Yzabel / December 21, 2018
The Quantum Labyrinth: How Richard Feynman and John Wheeler Revolutionized Time and Reality by Paul Halpern
My rating: [rating=5]
Blurb:
The story of the unlikely friendship between the two physicists who fundamentally recast the notion of time and history
In 1939, Richard Feynman, a brilliant graduate of MIT, arrived in John Wheeler’s Princeton office to report for duty as his teaching assistant. A lifelong friendship and enormously productive collaboration was born, despite sharp differences in personality. The soft-spoken Wheeler, though conservative in appearance, was a raging nonconformist full of wild ideas about the universe. The boisterous Feynman was a cautious physicist who believed only what could be tested. Yet they were complementary spirits.
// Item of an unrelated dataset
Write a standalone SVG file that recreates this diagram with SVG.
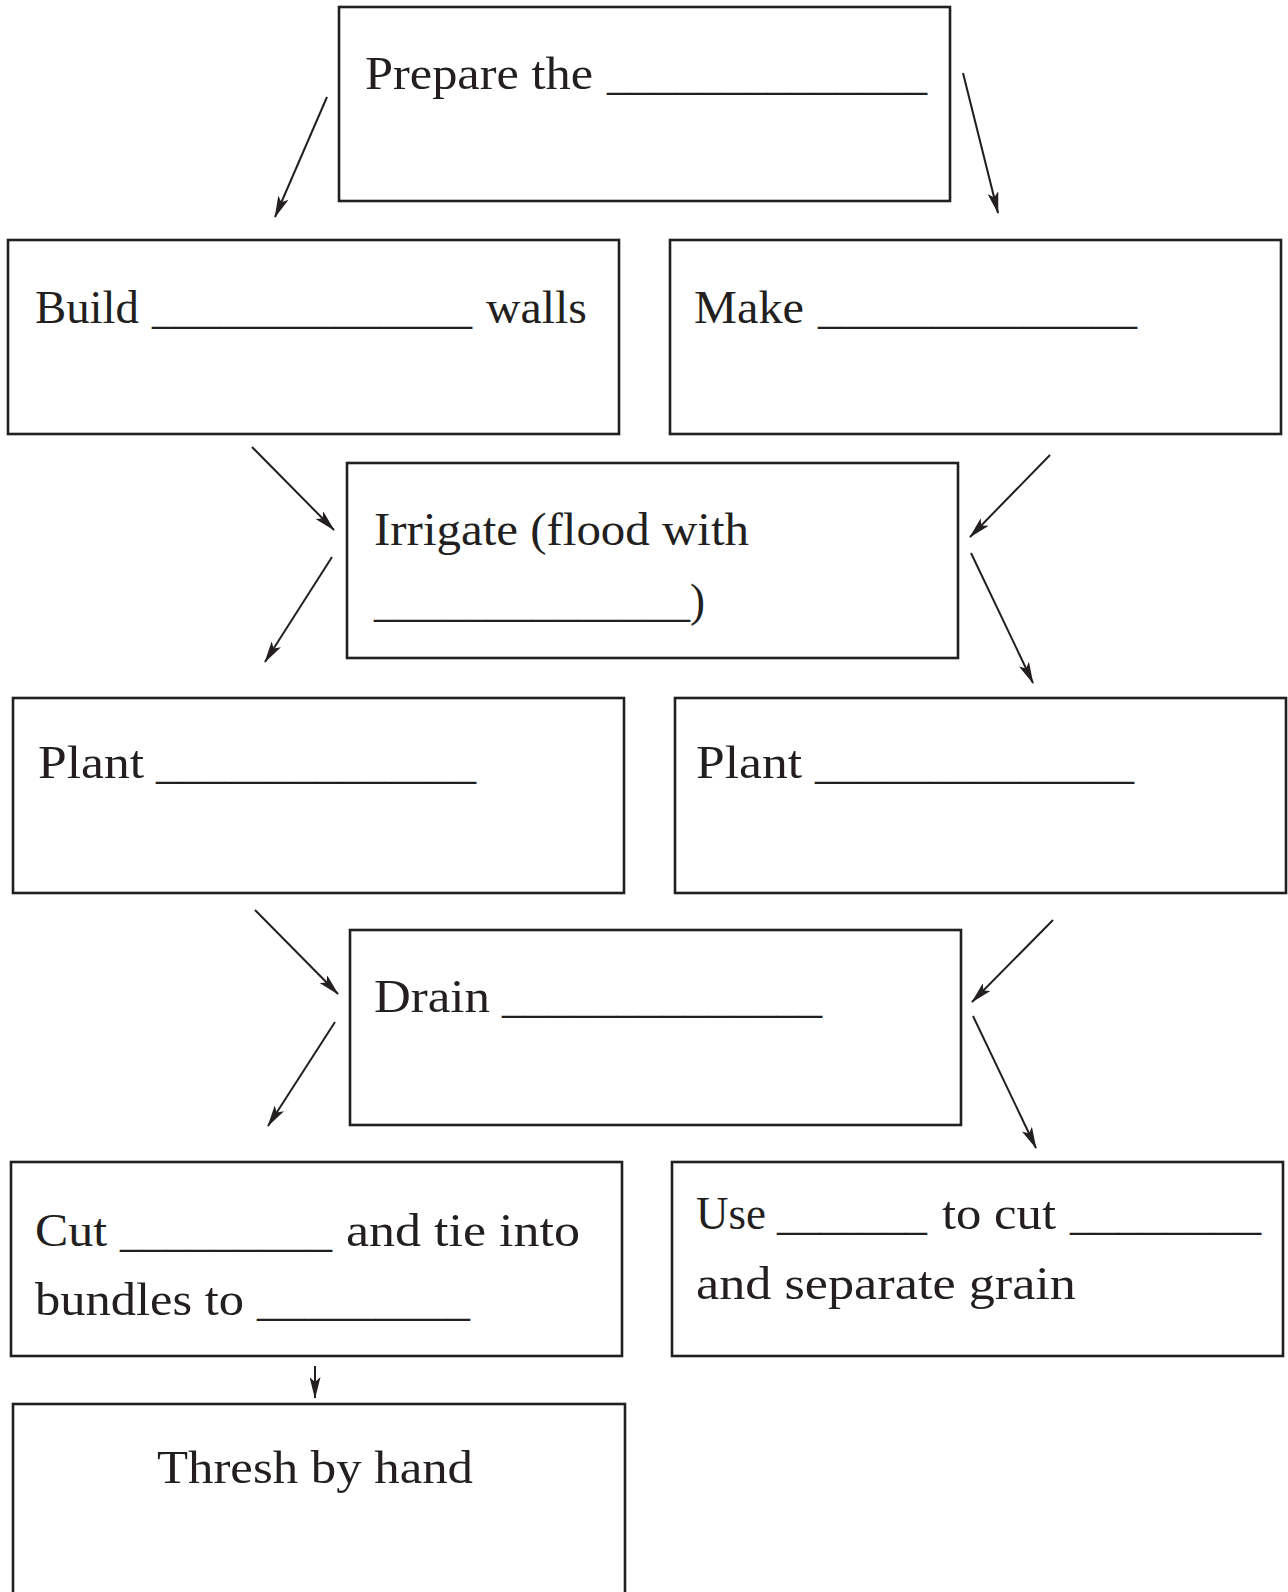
<svg xmlns="http://www.w3.org/2000/svg" width="1288" height="1592" viewBox="0 0 1288 1592">
<style>
.box{fill:#fff;stroke:#231f20;stroke-width:2.6}
.t{font-family:"Liberation Serif","Times New Roman",serif;font-size:46px;fill:#231f20}
.c{stroke:#231f20;stroke-width:2;fill:none;marker-end:url(#ah)}
</style>
<defs>
<marker id="ah" viewBox="0 0 22 11" refX="21" refY="5.5" markerWidth="22" markerHeight="11" markerUnits="userSpaceOnUse" orient="auto">
<path d="M0,0 L22,5.5 L0,11 L5,5.5 Z" fill="#231f20"/>
</marker>
</defs>
<rect width="1288" height="1592" fill="#fff"/>

<g id="n-prepare">
<rect class="box" x="339" y="7" width="611" height="194"/>
<text class="t" x="365" y="89" textLength="228" lengthAdjust="spacingAndGlyphs">Prepare the</text>
<text class="t" x="607" y="89" textLength="320" lengthAdjust="spacingAndGlyphs">______________</text>
</g>

<g id="n-build">
<rect class="box" x="8" y="240" width="611" height="194"/>
<text class="t" x="35" y="323" textLength="104" lengthAdjust="spacingAndGlyphs">Build</text>
<text class="t" x="152" y="323" textLength="320" lengthAdjust="spacingAndGlyphs">______________</text>
<text class="t" x="486" y="323" textLength="101" lengthAdjust="spacingAndGlyphs">walls</text>
</g>

<g id="n-make">
<rect class="box" x="670" y="240" width="611" height="194"/>
<text class="t" x="694" y="323" textLength="110" lengthAdjust="spacingAndGlyphs">Make</text>
<text class="t" x="818" y="323" textLength="319" lengthAdjust="spacingAndGlyphs">______________</text>
</g>

<g id="n-irrigate">
<rect class="box" x="347" y="463" width="611" height="195"/>
<text class="t" x="374" y="545" textLength="375" lengthAdjust="spacingAndGlyphs">Irrigate (flood with</text>
<text class="t" x="374" y="616" textLength="331" lengthAdjust="spacingAndGlyphs">______________)</text>
</g>

<g id="n-plant-left">
<rect class="box" x="13" y="698" width="611" height="195"/>
<text class="t" x="38" y="778" textLength="106" lengthAdjust="spacingAndGlyphs">Plant</text>
<text class="t" x="156" y="778" textLength="320" lengthAdjust="spacingAndGlyphs">______________</text>
</g>

<g id="n-plant-right">
<rect class="box" x="675" y="698" width="611" height="195"/>
<text class="t" x="696" y="778" textLength="106" lengthAdjust="spacingAndGlyphs">Plant</text>
<text class="t" x="815" y="778" textLength="319" lengthAdjust="spacingAndGlyphs">______________</text>
</g>

<g id="n-drain">
<rect class="box" x="350" y="930" width="611" height="195"/>
<text class="t" x="374" y="1012" textLength="116" lengthAdjust="spacingAndGlyphs">Drain</text>
<text class="t" x="502" y="1012" textLength="320" lengthAdjust="spacingAndGlyphs">______________</text>
</g>

<g id="n-cut">
<rect class="box" x="11" y="1162" width="611" height="194"/>
<text class="t" x="35" y="1246" textLength="72" lengthAdjust="spacingAndGlyphs">Cut</text>
<text class="t" x="120" y="1246" textLength="212" lengthAdjust="spacingAndGlyphs">_________</text>
<text class="t" x="346" y="1246" textLength="234" lengthAdjust="spacingAndGlyphs">and tie into</text>
<text class="t" x="35" y="1315" textLength="209" lengthAdjust="spacingAndGlyphs">bundles to</text>
<text class="t" x="257" y="1315" textLength="213" lengthAdjust="spacingAndGlyphs">_________</text>
</g>

<g id="n-use">
<rect class="box" x="672" y="1162" width="611" height="194"/>
<text class="t" x="696" y="1229" textLength="70" lengthAdjust="spacingAndGlyphs">Use</text>
<text class="t" x="777" y="1229" textLength="150" lengthAdjust="spacingAndGlyphs">_______</text>
<text class="t" x="942" y="1229" textLength="114" lengthAdjust="spacingAndGlyphs">to cut</text>
<text class="t" x="1070" y="1229" textLength="191" lengthAdjust="spacingAndGlyphs">________</text>
<text class="t" x="696" y="1299" textLength="380" lengthAdjust="spacingAndGlyphs">and separate grain</text>
</g>

<g id="n-thresh">
<rect class="box" x="13" y="1404" width="612" height="200"/>
<text class="t" x="157" y="1483" textLength="316" lengthAdjust="spacingAndGlyphs">Thresh by hand</text>
</g>

<g id="connectors">
<line class="c" x1="327" y1="97" x2="275" y2="217"/>
<line class="c" x1="963" y1="73" x2="998" y2="213"/>
<line class="c" x1="252" y1="447" x2="334" y2="530"/>
<line class="c" x1="1050" y1="455" x2="970" y2="537"/>
<line class="c" x1="332" y1="557" x2="265" y2="662"/>
<line class="c" x1="971" y1="553" x2="1033" y2="683"/>
<line class="c" x1="255" y1="910" x2="338" y2="994"/>
<line class="c" x1="1053" y1="920" x2="972" y2="1002"/>
<line class="c" x1="335" y1="1022" x2="268" y2="1126"/>
<line class="c" x1="973" y1="1016" x2="1036" y2="1148"/>
<line class="c" x1="315" y1="1366" x2="315" y2="1398"/>
</g>
</svg>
Their collaboration led to a complete rethinking of the nature of time and reality. It enabled Feynman to show how quantum reality is a combination of alternative, contradictory possibilities, and inspired Wheeler to develop his landmark concept of wormholes, portals to the future and past. Together, Feynman and Wheeler made sure that quantum physics would never be the same again.
Review:
[I received a copy of this book through NetGalley, in exchange for an honest review.]
This is somewhat a strange book, hovering between a biography and physics book, through the lives of Richard Feynman and John Wheeler, and it seems to me it has both the good sides and shortcomings of both. Shortcomings, as in, it can’t go really in depth in the lives of the two scientists, and at the same time, the physics aspect is sometimes too complex, and sometimes too simple, which makes for an unbalanced read. But good sides, too, for linking the characters and their work, and giving an insight into said work, and overall making me want to read more about, well, everything in there. Probably in favour of Wheeler, since I already know quite a few things about Feynman (although I don’t seem to tire of him anyway).
I wouldn’t recommend it as a complete introduction to quantum and particle physics, though, since some of its contents are just too painful to follow without some basic knowledge of the topic.
I do recommend it for a global coverage of what Feynman and Wheeler worked on in their lifetime, to get pointers about specific topics worth researching more in depth later.
Style-wise, the book reads well enough in general, but more than once, some analogies were weird and fell flat for me.